Doig, who grew up in White Sulphur Springs and Dupuyer, published 16 volumes of fiction and non-fiction, the last of which—the novel “Last Bus to Wisdom”—was released last month and currently sits on the New York Times bestseller list. His first book, “This House of Sky: Landscapes of a Western Mind,” a memoir published in 1979, was a finalist for the National Book Award.
Doig held bachelor’s and master’s degrees in journalism from Northwestern University and a doctorate in history from the University of Washington. He was a former editor of The Rotarian magazine before turning to writing books.

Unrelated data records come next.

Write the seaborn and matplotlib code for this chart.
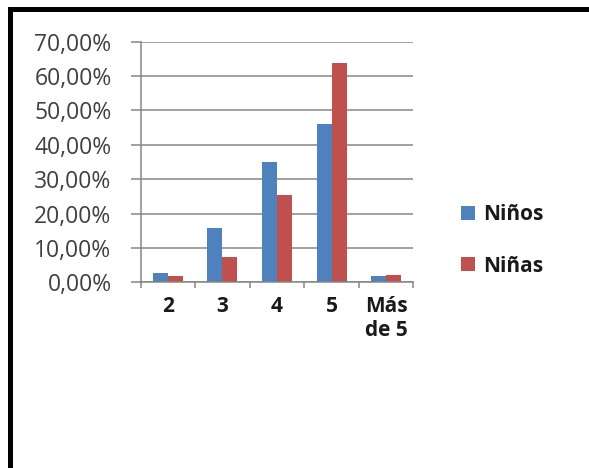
import numpy as np
import pandas as pd
import matplotlib
matplotlib.use("Agg")
import matplotlib.pyplot as plt
from matplotlib.patches import Rectangle
from matplotlib.ticker import FuncFormatter, FixedLocator
import seaborn as sns

# data
categorias = ["2", "3", "4", "5", "Más\nde 5"]
ninos = [0.026, 0.158, 0.350, 0.462, 0.018]
ninas = [0.018, 0.075, 0.254, 0.637, 0.022]
series = ["Niños", "Niñas"]
colores = ["#4F81BD", "#C0504D"]

df = pd.DataFrame({
    "categoria": categorias * 2,
    "valor": ninos + ninas,
    "serie": [series[0]] * len(categorias) + [series[1]] * len(categorias),
})

sns.set_theme(style="white")
plt.rcParams["font.family"] = ["Open Sans", "DejaVu Sans"]

W, H = 589, 468
fig = plt.figure(figsize=(W / 100, H / 100), dpi=100)
ax = fig.add_axes([140.7 / W, 1 - 282.3 / H, (413.3 - 140.7) / W, (282.3 - 41.7) / H])

sns.barplot(data=df, x="categoria", y="valor", hue="serie", hue_order=series,
            palette=colores, width=0.55, gap=0, linewidth=0, saturation=1, ax=ax)

ax.set_xlim(-0.5, len(categorias) - 0.5)
ax.set_ylim(0, 0.70)
ax.set_yticks(np.arange(0, 0.71, 0.10))
ax.yaxis.set_major_formatter(FuncFormatter(lambda v, _: f"{v * 100:.2f}%".replace(".", ",")))
ax.set_xlabel("")
ax.set_ylabel("")

grid = "#868686"
ax.yaxis.grid(True, color=grid, lw=1.1)
ax.set_axisbelow(True)
for s in ["top", "right"]:
    ax.spines[s].set_visible(False)
for s in ["left", "bottom"]:
    ax.spines[s].set_color(grid)
    ax.spines[s].set_linewidth(1.1)

ax.tick_params(axis="y", which="major", left=True, length=7, width=1.1, color=grid,
               pad=14, labelsize=16.5, labelcolor="#404040")
ax.tick_params(axis="x", which="major", bottom=True, length=0, pad=10, labelsize=15)
ax.xaxis.set_minor_locator(FixedLocator(np.arange(-0.5, len(categorias), 1.0)))
ax.tick_params(axis="x", which="minor", bottom=True, length=4.5, width=1.1, color=grid)
for t in ax.get_xticklabels():
    t.set_fontweight("bold")
    t.set_color("#1a1a1a")

handles, labels = ax.get_legend_handles_labels()
if ax.get_legend() is not None:
    ax.get_legend().remove()
leg = fig.legend(handles, labels, loc="center left", bbox_to_anchor=(461 / W, 1 - 240.5 / H),
                 frameon=False, prop={"size": 15, "weight": "bold"}, handlelength=0.67,
                 handleheight=0.67, handletextpad=0.4, labelspacing=1.45,
                 borderpad=0, borderaxespad=0)
for t in leg.get_texts():
    t.set_color("#1a1a1a")

# black frame of the screenshot (only left and top edges visible)
fig.add_artist(Rectangle((9.5 / W, -0.1), 1.2, 1.1 - 9.5 / H, transform=fig.transFigure,
                         fill=False, edgecolor="black", lw=3.6))

fig.savefig("out.png", dpi=100)
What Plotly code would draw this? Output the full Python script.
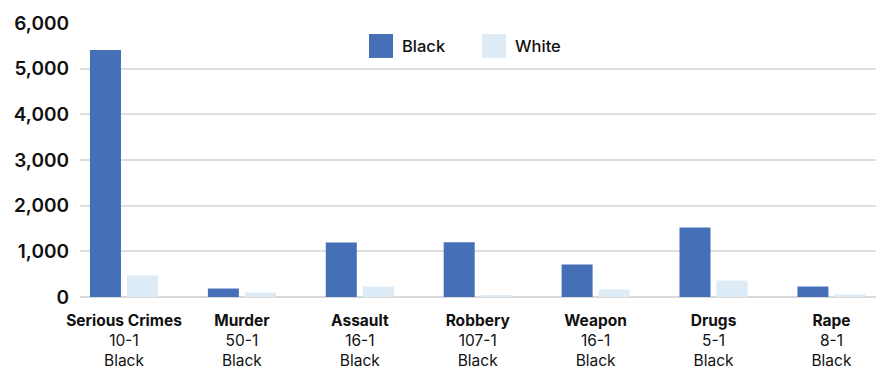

In 2007, Doig won the prestigious Wallace Stegner Award, named for the fellow prominent novelist and Western historian.
Kenning Arlitsch, dean of the MSU Library, said the library will digitize the entire collection and make it available to the public on the Web as well as in print in the library’s Special Collections and Archives.
“By committing Ivan’s archive to MSU, Carol Doig is placing immense trust in the institution and its people,” Arlitsch said in the release. “Our proposal to Carol was unique in that it offered a partnership of the MSU Library and the College of Letters and Science that will ensure open access to print and digital versions of the collection, as well as integration with MSU’s teaching and research programs.”
Nicol Rae, dean of the MSU College of Letters and Science, said the college is making plans for a scholarly conference on Doig’s legacy to be held in 2017.
Arlitsch said that funding the acquisition will be made possible, in part, by a lead gift to the MSU Alumni Foundation by longtime MSU Library supporters Jim and Sue Hamilton of Bozeman.
“We are grateful to Carol Doig for entrusting this extraordinary collection to MSU, and we were delighted to participate in the collaborative effort to make the acquisition,” the Hamiltons said in an emailed statement.